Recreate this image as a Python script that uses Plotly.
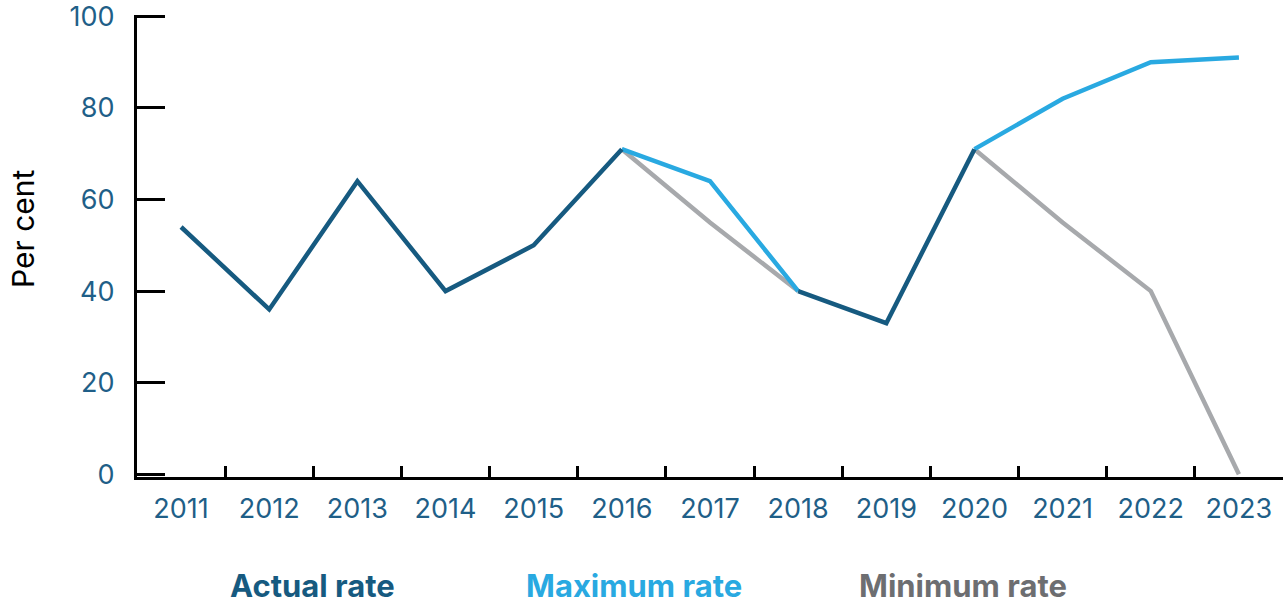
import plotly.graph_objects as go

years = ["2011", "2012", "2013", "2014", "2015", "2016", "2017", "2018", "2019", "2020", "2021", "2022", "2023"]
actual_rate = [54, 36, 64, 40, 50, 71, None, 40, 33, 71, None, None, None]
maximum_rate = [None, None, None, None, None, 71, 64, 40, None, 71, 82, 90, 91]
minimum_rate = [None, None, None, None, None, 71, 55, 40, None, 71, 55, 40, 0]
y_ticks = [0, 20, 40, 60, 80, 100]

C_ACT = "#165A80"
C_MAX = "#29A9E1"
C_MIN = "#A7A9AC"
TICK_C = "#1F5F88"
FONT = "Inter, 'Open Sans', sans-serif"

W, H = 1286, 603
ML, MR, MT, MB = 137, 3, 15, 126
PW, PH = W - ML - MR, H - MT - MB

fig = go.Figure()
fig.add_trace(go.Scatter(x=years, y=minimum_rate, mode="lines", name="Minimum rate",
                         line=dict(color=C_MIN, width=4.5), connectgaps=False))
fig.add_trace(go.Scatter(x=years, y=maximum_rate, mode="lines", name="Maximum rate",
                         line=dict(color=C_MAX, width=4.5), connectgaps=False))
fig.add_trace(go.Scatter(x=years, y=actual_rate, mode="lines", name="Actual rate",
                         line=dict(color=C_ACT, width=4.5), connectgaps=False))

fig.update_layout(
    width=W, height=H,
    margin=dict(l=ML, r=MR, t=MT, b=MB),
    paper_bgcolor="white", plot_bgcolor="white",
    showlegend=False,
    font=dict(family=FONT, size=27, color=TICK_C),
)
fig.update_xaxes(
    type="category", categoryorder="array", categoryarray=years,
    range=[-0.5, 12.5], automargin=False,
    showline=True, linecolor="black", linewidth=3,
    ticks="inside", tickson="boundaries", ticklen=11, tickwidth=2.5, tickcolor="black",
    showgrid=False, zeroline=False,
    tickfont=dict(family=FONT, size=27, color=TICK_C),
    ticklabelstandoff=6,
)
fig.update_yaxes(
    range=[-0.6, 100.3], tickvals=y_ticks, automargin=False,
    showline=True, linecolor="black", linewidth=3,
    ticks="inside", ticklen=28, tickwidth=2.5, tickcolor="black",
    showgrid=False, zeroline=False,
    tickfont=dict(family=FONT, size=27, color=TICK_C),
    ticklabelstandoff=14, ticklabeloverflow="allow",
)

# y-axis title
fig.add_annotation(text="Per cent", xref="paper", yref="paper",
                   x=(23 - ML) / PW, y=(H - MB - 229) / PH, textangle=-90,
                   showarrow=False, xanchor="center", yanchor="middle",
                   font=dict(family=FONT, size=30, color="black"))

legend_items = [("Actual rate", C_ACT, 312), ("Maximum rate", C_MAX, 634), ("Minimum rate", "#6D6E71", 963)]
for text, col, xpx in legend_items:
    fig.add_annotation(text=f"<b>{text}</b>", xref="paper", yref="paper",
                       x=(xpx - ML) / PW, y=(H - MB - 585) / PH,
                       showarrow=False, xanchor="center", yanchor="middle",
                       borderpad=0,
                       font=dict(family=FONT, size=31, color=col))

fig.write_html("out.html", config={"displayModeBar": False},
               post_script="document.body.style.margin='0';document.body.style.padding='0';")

• • •

**GIVEN EXERCISE:**
Pictures stay out. Repeat only the lines from the beginning of the data through the line that has "PW, PH = W - ML - MR, H - MT - MB".

**WRITTEN ANSWER:**
Recreate this image as a Python script that uses Plotly.
import plotly.graph_objects as go

years = ["2011", "2012", "2013", "2014", "2015", "2016", "2017", "2018", "2019", "2020", "2021", "2022", "2023"]
actual_rate = [54, 36, 64, 40, 50, 71, None, 40, 33, 71, None, None, None]
maximum_rate = [None, None, None, None, None, 71, 64, 40, None, 71, 82, 90, 91]
minimum_rate = [None, None, None, None, None, 71, 55, 40, None, 71, 55, 40, 0]
y_ticks = [0, 20, 40, 60, 80, 100]

C_ACT = "#165A80"
C_MAX = "#29A9E1"
C_MIN = "#A7A9AC"
TICK_C = "#1F5F88"
FONT = "Inter, 'Open Sans', sans-serif"

W, H = 1286, 603
ML, MR, MT, MB = 137, 3, 15, 126
PW, PH = W - ML - MR, H - MT - MB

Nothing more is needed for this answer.